Screen Shot 2021-11-06 at 5.20.02 PM — Source: https://www.microsoft.com/en-us/research/blog/turing-bletchley-a-universal-image-language-representation-model-by-microsoft/

Language and vision are inextricably intertwined. When people hear the phrase, ‘beautiful sunrise on the beach,’ what people envision is something like the image below.

Source: https://www.microsoft.com/en-us/research/blog/turing-bletchley-a-universal-image-language-representation-model-by-microsoft/

Even though this exact phrase can be described in many different ways in different languages, the visual representation will remain the same. This relationship is missed by models that focus solely on language. Sentences are nothing more than a grammatically correct series of words to these models. Traditional multi-modal models bind vision to a specific language (most typically English) and hence miss this universal feature of vision.

Microsoft introduces ‘Turing Bletchley, a 2.5-billion-parameter Universal Image Language Representation model (T-UILR) that can execute image-language tasks in 94 languages‘. T-Bletchley includes an image encoder and a universal language encoder that vectorizes input images and words to align semantically comparable pictures and writings.
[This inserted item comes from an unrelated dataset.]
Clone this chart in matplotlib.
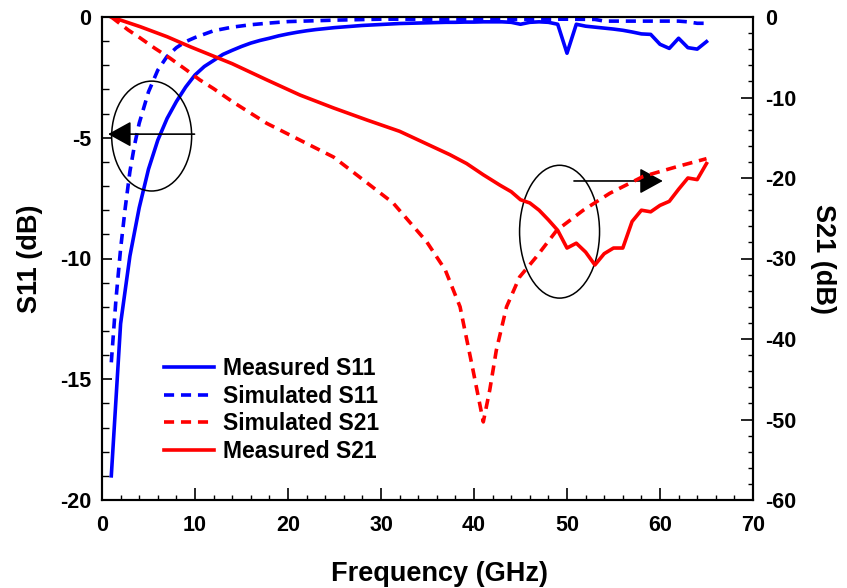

This model demonstrates incredibly impressive skills as well as a significant increase in visual language comprehension. The goal of T-Bletchley is to create a model that understands text and images as seamlessly as humans do.

T-Bletchley: Model Development

Dataset

T-Bletchley was developed utilizing billions of image-caption pairs collected from the internet. The team trained the model on a parallel corpus of 500 million translation pairs to attain universality. It became possible to construct a language-agnostic vector representation of captions by adding the Translated Text Contrasted Task, which helped make the model considerably more general.

Model Architecture & Training

Images and captions were encoded separately, and the model was then trained by applying a contrastive loss on the generated image and text vectors. Similarly, each sentence from a translation pair was individually encoded, and a contrastive loss was applied to the resulting batch of vectors to construct a language-agnostic representation.

Even though the picture caption pairs were mainly in English, it was made possible to align subtitles in multiple languages with corresponding photos in this way.